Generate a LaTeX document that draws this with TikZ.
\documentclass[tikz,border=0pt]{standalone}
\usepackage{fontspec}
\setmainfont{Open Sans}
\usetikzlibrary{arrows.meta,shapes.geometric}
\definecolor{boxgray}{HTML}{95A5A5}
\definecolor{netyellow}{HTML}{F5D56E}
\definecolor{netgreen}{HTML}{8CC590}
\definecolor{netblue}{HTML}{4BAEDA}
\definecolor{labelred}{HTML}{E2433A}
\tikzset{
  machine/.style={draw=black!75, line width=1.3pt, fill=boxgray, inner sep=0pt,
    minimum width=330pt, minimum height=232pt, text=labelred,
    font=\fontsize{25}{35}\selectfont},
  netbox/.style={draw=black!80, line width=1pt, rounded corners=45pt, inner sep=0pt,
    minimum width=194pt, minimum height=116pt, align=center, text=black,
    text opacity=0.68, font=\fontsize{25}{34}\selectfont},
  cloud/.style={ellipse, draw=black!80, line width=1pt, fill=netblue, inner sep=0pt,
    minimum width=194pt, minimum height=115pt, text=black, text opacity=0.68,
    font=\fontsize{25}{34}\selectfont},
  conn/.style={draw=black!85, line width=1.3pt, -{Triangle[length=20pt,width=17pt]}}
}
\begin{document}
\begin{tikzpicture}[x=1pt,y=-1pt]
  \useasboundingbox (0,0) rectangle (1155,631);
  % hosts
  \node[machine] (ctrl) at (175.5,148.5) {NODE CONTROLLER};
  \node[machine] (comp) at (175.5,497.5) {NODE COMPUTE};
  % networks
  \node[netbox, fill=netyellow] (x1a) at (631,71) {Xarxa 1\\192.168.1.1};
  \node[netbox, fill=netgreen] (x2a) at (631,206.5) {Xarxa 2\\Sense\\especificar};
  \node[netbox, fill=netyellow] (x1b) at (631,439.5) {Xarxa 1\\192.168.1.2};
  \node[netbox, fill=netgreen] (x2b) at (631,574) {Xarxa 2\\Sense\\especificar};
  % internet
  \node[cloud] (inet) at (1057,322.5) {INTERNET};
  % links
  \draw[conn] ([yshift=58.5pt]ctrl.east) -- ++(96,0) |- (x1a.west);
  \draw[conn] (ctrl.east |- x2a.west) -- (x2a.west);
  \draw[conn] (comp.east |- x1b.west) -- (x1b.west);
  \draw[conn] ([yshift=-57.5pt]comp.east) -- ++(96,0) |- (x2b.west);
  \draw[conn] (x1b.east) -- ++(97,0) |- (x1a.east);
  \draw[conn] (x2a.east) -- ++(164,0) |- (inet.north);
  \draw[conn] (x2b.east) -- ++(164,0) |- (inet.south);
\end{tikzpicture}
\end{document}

━━━━━━

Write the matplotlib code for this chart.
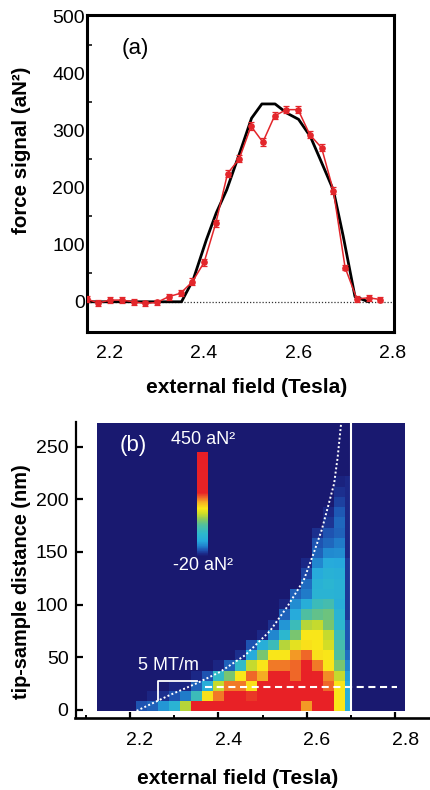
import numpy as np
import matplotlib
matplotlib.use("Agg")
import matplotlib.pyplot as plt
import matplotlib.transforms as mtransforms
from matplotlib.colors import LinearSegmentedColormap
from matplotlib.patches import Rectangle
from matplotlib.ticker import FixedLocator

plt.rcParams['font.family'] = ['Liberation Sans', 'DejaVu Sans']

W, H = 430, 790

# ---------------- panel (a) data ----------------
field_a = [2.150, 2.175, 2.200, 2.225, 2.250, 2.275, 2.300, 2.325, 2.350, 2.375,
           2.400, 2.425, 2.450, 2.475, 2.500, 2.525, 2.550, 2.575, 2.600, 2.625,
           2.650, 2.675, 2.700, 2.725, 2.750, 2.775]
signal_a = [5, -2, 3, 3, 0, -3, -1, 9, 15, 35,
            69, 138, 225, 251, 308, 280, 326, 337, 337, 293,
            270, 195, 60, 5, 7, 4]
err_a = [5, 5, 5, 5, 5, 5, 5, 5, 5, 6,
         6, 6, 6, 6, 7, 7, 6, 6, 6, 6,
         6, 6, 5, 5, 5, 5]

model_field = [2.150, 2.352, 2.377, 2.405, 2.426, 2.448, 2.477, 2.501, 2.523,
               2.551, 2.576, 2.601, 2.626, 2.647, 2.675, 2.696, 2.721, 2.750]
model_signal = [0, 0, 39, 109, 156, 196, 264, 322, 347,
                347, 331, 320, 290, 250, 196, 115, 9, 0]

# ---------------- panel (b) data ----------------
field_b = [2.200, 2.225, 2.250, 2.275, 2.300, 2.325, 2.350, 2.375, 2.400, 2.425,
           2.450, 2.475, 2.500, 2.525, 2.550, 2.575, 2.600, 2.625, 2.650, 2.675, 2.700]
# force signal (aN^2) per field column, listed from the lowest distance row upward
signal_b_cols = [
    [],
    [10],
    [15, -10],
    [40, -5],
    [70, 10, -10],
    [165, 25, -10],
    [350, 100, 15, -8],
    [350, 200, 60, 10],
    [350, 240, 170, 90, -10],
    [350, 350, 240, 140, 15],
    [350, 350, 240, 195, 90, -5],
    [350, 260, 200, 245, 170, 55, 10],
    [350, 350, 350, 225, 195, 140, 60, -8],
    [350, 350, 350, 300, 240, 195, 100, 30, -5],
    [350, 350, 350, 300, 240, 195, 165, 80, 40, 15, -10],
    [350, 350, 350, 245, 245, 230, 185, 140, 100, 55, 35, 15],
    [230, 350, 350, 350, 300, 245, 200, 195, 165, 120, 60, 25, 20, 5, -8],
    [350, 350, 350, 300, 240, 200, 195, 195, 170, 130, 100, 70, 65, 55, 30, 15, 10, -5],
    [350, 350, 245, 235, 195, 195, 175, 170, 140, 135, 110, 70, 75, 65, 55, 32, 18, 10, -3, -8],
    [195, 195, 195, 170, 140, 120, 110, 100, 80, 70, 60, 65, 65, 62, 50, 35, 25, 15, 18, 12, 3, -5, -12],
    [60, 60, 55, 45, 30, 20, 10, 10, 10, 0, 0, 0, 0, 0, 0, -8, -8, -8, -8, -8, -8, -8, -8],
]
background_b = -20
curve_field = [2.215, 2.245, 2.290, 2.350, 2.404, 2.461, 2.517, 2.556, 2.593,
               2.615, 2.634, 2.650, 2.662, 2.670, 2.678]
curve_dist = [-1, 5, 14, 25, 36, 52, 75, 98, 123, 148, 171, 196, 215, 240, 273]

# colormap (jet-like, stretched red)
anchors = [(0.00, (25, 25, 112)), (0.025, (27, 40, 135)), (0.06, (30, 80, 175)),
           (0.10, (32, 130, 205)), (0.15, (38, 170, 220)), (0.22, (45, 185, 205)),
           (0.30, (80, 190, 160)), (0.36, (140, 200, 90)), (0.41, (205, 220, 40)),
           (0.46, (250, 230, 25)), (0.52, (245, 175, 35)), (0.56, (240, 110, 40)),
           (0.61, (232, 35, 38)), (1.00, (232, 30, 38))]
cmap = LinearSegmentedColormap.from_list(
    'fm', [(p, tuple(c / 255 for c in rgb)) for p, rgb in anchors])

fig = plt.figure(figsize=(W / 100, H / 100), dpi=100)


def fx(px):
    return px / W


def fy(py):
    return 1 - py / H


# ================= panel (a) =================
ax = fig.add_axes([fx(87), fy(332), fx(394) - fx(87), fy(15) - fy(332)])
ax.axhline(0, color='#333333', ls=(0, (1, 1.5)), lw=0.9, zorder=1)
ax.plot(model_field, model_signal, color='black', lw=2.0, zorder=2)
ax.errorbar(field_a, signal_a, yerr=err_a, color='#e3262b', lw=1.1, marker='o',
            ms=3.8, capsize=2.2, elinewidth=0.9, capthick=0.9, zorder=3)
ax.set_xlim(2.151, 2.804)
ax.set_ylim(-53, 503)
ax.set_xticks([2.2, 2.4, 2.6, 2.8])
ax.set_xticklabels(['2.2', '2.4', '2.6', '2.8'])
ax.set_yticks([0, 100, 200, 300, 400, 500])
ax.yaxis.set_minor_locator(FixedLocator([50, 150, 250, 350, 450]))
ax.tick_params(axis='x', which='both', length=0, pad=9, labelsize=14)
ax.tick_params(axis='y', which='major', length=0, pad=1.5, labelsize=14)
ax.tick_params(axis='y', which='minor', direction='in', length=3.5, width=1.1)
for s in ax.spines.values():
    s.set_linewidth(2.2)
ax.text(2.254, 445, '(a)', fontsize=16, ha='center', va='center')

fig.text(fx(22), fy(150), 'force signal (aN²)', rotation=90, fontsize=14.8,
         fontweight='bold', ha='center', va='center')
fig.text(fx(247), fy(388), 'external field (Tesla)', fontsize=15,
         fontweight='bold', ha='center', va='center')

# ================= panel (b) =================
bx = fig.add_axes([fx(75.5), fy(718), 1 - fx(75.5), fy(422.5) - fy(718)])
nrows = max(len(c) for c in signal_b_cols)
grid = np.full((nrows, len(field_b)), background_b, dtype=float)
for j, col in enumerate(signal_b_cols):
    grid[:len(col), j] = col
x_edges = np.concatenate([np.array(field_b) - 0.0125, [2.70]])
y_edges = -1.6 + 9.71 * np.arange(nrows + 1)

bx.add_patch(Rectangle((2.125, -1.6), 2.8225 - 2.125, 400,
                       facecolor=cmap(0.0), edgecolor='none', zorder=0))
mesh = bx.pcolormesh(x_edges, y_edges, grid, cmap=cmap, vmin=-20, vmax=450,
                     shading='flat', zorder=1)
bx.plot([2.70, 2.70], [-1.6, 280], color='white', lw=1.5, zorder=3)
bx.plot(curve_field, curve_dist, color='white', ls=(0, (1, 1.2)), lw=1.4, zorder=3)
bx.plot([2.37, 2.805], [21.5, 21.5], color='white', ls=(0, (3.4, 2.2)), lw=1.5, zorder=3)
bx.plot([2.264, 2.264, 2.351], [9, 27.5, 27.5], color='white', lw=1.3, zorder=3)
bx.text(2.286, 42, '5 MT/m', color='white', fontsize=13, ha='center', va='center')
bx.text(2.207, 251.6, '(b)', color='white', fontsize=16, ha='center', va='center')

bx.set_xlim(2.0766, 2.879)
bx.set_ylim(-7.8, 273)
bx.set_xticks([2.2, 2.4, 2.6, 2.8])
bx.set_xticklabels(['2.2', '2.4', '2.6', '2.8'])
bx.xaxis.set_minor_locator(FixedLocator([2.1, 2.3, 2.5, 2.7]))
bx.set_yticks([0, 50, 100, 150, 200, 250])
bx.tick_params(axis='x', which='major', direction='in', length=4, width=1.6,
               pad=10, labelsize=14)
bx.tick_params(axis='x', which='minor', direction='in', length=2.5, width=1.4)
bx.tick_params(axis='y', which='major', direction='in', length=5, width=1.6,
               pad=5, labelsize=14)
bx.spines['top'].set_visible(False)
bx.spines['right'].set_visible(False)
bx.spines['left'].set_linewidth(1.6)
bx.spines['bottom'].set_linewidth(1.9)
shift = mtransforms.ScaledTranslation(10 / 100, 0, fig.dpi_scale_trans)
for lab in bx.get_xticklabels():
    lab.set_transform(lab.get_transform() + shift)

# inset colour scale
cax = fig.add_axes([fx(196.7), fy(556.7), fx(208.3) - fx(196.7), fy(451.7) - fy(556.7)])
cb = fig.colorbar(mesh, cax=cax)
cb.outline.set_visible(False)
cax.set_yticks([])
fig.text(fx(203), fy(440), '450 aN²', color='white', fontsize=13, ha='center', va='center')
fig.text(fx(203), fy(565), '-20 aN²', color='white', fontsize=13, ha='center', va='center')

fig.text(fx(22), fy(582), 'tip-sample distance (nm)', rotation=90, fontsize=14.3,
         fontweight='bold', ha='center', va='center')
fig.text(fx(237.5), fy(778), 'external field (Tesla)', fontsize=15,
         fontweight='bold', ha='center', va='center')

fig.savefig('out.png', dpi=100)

━━━━━━

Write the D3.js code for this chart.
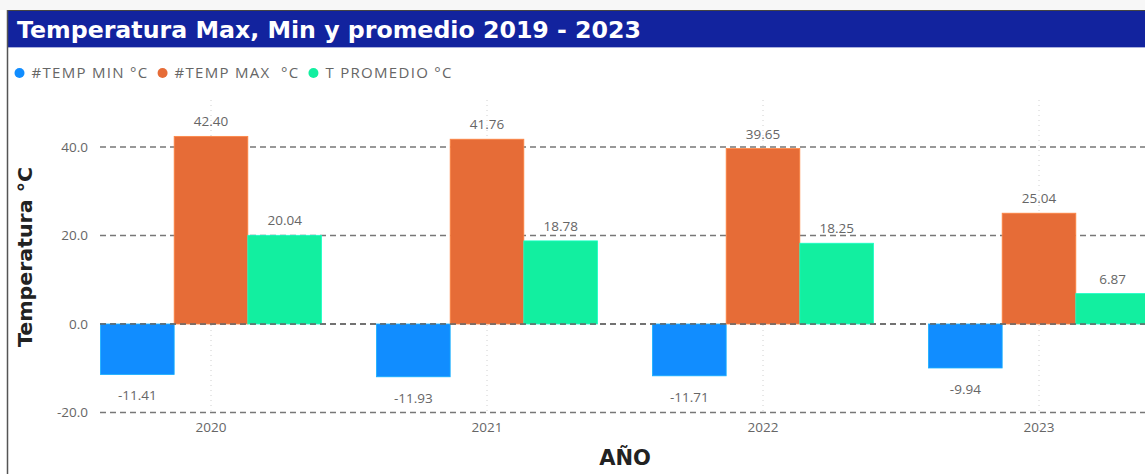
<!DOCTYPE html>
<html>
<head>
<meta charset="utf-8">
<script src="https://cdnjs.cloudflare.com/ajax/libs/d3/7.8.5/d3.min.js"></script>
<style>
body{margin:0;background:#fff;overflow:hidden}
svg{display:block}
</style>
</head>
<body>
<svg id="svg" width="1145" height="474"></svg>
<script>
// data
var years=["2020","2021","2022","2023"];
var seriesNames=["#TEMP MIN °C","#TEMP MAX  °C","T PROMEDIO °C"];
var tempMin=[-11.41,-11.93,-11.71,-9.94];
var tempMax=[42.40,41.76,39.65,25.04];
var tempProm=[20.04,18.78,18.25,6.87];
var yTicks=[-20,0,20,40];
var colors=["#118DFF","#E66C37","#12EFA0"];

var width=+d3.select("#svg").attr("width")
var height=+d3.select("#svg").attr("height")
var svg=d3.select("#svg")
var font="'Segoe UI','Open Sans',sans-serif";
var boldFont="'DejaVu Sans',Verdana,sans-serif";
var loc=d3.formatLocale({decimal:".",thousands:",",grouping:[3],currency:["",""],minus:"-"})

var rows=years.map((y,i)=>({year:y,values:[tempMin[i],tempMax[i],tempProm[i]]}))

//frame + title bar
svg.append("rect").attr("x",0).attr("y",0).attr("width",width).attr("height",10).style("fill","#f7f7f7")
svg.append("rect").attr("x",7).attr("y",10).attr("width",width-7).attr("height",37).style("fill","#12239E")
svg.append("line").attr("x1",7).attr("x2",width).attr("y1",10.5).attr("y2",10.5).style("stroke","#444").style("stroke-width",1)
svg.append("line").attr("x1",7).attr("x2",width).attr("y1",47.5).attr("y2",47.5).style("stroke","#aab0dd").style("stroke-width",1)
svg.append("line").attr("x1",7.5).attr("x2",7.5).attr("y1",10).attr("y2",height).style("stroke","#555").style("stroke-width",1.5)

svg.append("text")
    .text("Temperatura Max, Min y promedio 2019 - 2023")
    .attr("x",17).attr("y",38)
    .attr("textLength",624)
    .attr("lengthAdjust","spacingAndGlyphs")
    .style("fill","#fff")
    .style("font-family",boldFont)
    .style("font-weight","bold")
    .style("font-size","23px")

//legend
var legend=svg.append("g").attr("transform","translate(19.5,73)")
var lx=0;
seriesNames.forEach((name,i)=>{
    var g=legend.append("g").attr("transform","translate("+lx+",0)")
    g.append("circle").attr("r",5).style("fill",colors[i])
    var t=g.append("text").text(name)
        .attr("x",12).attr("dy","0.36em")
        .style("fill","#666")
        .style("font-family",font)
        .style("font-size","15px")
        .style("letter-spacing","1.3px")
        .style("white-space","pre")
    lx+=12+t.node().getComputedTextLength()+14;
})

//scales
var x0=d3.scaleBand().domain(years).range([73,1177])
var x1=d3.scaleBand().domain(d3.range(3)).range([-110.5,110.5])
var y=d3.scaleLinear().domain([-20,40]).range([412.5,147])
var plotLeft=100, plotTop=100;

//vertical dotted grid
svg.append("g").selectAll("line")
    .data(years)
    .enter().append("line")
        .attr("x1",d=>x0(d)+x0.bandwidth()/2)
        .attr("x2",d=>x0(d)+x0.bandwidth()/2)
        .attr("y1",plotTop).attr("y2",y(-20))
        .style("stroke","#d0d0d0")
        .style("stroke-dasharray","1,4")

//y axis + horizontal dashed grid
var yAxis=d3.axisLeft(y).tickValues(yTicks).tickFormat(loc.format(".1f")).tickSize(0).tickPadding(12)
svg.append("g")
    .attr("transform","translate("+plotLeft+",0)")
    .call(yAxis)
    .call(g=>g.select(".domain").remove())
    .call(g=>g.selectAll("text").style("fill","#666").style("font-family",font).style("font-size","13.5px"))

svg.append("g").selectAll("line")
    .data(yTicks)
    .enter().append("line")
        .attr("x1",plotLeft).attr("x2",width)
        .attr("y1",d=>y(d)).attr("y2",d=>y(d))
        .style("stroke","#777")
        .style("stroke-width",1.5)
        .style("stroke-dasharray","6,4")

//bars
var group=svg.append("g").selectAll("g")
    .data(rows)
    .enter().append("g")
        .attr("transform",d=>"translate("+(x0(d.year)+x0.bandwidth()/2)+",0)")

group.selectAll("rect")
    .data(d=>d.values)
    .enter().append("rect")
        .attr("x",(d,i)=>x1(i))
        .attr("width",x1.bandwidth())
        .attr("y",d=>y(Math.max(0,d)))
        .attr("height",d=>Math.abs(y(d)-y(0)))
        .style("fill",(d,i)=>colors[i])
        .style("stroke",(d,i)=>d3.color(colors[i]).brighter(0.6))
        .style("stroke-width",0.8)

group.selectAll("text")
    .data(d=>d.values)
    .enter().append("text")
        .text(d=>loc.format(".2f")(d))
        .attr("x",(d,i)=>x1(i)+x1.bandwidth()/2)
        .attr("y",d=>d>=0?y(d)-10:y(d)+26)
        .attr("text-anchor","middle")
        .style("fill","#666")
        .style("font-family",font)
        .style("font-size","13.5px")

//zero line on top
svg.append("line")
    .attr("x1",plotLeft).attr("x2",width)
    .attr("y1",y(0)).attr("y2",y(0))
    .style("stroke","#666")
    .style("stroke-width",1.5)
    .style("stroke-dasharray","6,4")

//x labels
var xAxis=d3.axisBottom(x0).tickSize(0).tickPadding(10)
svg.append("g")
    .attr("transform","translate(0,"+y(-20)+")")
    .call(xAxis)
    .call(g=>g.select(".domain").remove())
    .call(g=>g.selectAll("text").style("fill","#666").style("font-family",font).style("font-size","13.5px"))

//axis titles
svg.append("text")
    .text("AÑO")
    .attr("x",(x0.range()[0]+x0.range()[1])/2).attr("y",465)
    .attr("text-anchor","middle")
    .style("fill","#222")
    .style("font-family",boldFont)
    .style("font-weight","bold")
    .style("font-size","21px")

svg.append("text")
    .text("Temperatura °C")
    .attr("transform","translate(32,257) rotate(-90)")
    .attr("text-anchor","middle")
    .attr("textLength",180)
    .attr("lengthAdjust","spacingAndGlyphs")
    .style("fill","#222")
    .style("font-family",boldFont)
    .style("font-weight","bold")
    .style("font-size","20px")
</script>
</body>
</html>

━━━━━━

# What you are asked to do
Reproduce the lines above starting at the one with "Write the matplotlib code for this chart." and ending at the one with "347, 331, 320, 290, 250, 196, 115, 9, 0]", both included, exactly and with no pictures.

# Result of the exercise
Write the matplotlib code for this chart.
import numpy as np
import matplotlib
matplotlib.use("Agg")
import matplotlib.pyplot as plt
import matplotlib.transforms as mtransforms
from matplotlib.colors import LinearSegmentedColormap
from matplotlib.patches import Rectangle
from matplotlib.ticker import FixedLocator

plt.rcParams['font.family'] = ['Liberation Sans', 'DejaVu Sans']

W, H = 430, 790

# ---------------- panel (a) data ----------------
field_a = [2.150, 2.175, 2.200, 2.225, 2.250, 2.275, 2.300, 2.325, 2.350, 2.375,
           2.400, 2.425, 2.450, 2.475, 2.500, 2.525, 2.550, 2.575, 2.600, 2.625,
           2.650, 2.675, 2.700, 2.725, 2.750, 2.775]
signal_a = [5, -2, 3, 3, 0, -3, -1, 9, 15, 35,
            69, 138, 225, 251, 308, 280, 326, 337, 337, 293,
            270, 195, 60, 5, 7, 4]
err_a = [5, 5, 5, 5, 5, 5, 5, 5, 5, 6,
         6, 6, 6, 6, 7, 7, 6, 6, 6, 6,
         6, 6, 5, 5, 5, 5]

model_field = [2.150, 2.352, 2.377, 2.405, 2.426, 2.448, 2.477, 2.501, 2.523,
               2.551, 2.576, 2.601, 2.626, 2.647, 2.675, 2.696, 2.721, 2.750]
model_signal = [0, 0, 39, 109, 156, 196, 264, 322, 347,
                347, 331, 320, 290, 250, 196, 115, 9, 0]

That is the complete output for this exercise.